Here is a list of things we did and did not have;
- Horses and wagon
- Ducks - they walked every morning in a line to the adjacent river and returned in the evening
- A dog- called Portash- not the same Portash who taught about the financial markets, but his great grandfather….
We did not have:
- A car
- Washing machine
- Telephone line - no need to talk about a cell phone
We may not have had a lifestyle, but we had a life. No one in the village had a fancy yellow diamond and they lived the day in peace.
The Village of Lovaszpatona
I visited Hungary to participate at the opening of a Holocaust exhibition. Our forgotten neighbors, at Papa Synagogue, wanted to commemorate the memory of the Jewish families that lived in Papa for 200 years. The exhibition was created by Dr. Gyekiczki András, a historian - a gentile with no Jewish connection, who reconstructed the history of the Jewish families of Papa from the ashes of the Holocaust.
At the dark remains of the burnt out Papa Synagogue, the Israel National Hymn, Hatikva, opened the memorial ceremony and the rendition by world-class cantor, Dávid Schwezoff, filled the hearts of those present with the memory of the glorious past of the Jewish Community of Papa. As the cantor sang, I saw the spirits and faces of the murdered 2,157 Jews descending from heaven.
The Nazis destroyed a community and turned the remains to dust. Now, 65 years later, the city remembers them again. The souls of the 2,157 people who disappeared without trace returned one by one to the Temple. My brother from Bern, Rabbi David Polnauer, led the memorial service with great dignity.
Shortly before the trip I received a letter with a strange message. A man named Kollar Kalman from my home village, Lovaszpatona, had written a book about our friendship and he was looking for me. I politely answered that I don’t know anyone by that name. There was a Kollar Kalman in my village who used to be a carpenter and earned his living by making caskets for burials; his wife was a tailor, but he was around 60 years old when I was about 10, so it could not possibly be him.
The next day I received a transcript of a book written by Kollar Kalman. Turned out he was the son of the village carpenter. One of the short stories was about my late brother who I never knew as he perished in the gas chambers of Auschwitz. He was Kalman’s friend and Kalman tried to protect him from the beating of an anti-Semite in the local school. I was stunned how history had walked into my life. I answered that the boy who was his little friend is not me but my brother who was killed in 1944 by the Nazis.
Kollar Kalman was a , a famous 80 year old musician. I called him and told him I wanted to see him on my trip to Hungary. We nearly cried on the phone. He said, “come, I want to see you before I die.” Regretfully, he passed away just 3 days before I arrived in Hungary.
Not everyone was a Nazi. Not everyone participated in the persecution of Jews.

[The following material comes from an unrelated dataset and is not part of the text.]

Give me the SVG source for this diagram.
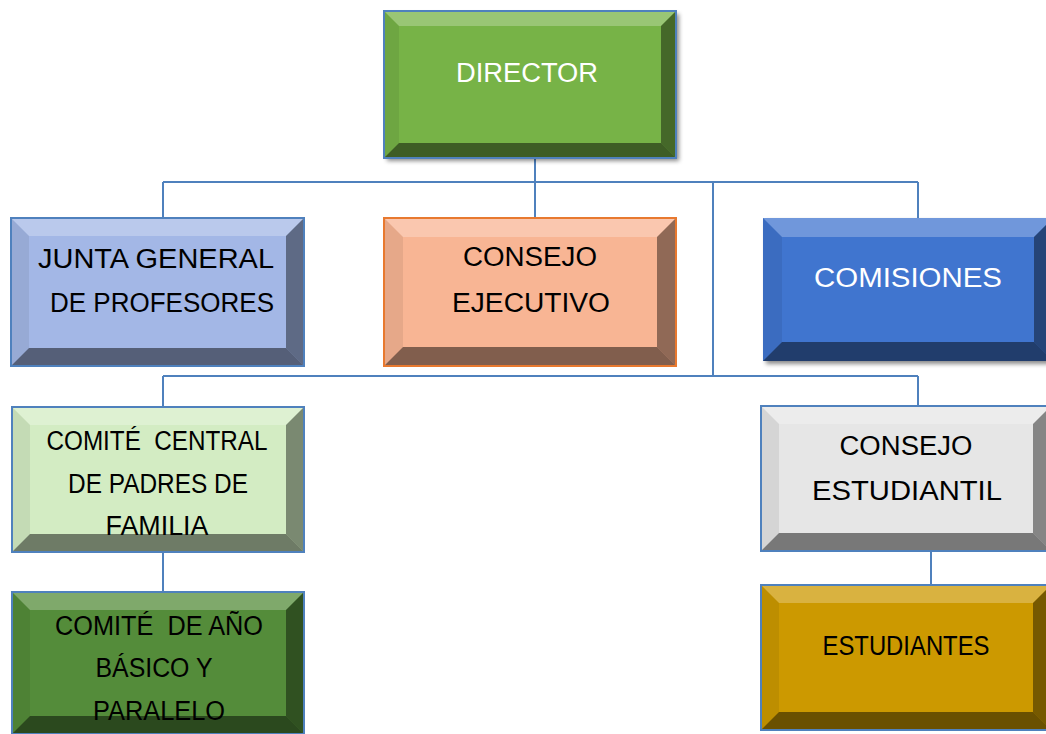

As we arrived to the memorial service, the man standing in front of the band was my high school teacher, Gyula Tungli. He is not a Jew. He had the same broad smile on his face as though we had parted just yesterday.
The Jewish Cemetary in Hungary where Leibish and his brother David met their high-school teacher, Gyula Tungli
Despite his 80 years, he was alert. As we stood near his bike, he wanted us to open a conversation we had over 40 years ago about my grades in school. I had to stop him from developing this topic further as I was not the greatest student…
The band was a bit out of tune – just like history, it doesn’t always play according to the script.
We returned to our hotel in Budapest in high spirits. I had opened a new page in my own memories.
The next morning I went for a stroll to the Place of Heroes, a great Hungarian Square witness to the history of the country. I heard some strange music from the Hotel Andrassi. I looked back and saw a well-remembered image - a young man with a beer bottle in one hand raising his right arm with the greeting of the fascist youth – Heil!
I had witnessed this scene before. I remained calm, raised my hat and returned his greeting with a wide and visible ‘V’ of my fingers.
Business as usual - the world continues on its path.